Sometimes, they got fancy and served “Salisbury steak,” which was basically just one of the hamburgers smothered in the same gray gook that was on top of the meatloaf.
Even something as simple as a peanut butter sandwich was strange, with honey or mashed prunes mixed in with the peanut butter to make it go further.
Some dishes you learned to be wary of, including anything fashioned from leftover turkey. One year in high school, some turkey dish served the Monday after Thanksgiving resulted in a large portion of the student body missing school the next day.

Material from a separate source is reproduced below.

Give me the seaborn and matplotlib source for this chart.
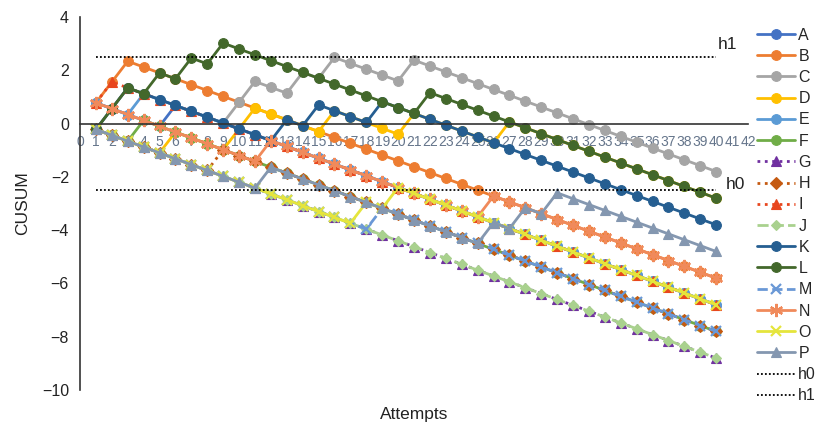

It wasn’t just our school system, either. My wife Leslie’s school lunch memories include “slimy, gelatinous slabs of cheese” and “real big, mushy butterbeans complete with pink sprouts growing out of them.” Yum.
Among the other kitchen atrocities served up regularly were the metal-tasting instant mashed potatoes, and peas that resembled a scoop of green ice cream.
The spaghetti was served out of the scooper in a similar lump (more like Beefaroni), as was the very starchy rice in chicken gravy. The latter dish was, brother Tim noted, “actually edible.” To be fair, my other brother, Jonathan, remembers the rice in chicken gravy as “really good.”
Every class had the kid who actually seemed to enjoy school lunch, and Jon was one of them. As he said recently of school lunches, “I liked everything.”
Well, not quite everything. “I wasn’t fond of the green Jell-O with white topping,” he said. “It was too leathery.”
That brings up one of the most memorable dishes on the school menu — soup, which was served every two weeks and, suspiciously, seemed to contain everything that had been served to us in the preceding nine schooldays.
Once, I even found some of that tough green Jell-O in my soup!
At the end of every lunch period, we would hand our plate to a little lady who would scrape the mess into a round hole. Hence, the school legend that the soup kettle sat beneath that hole.
And to think this was in the days before recycling became the rage.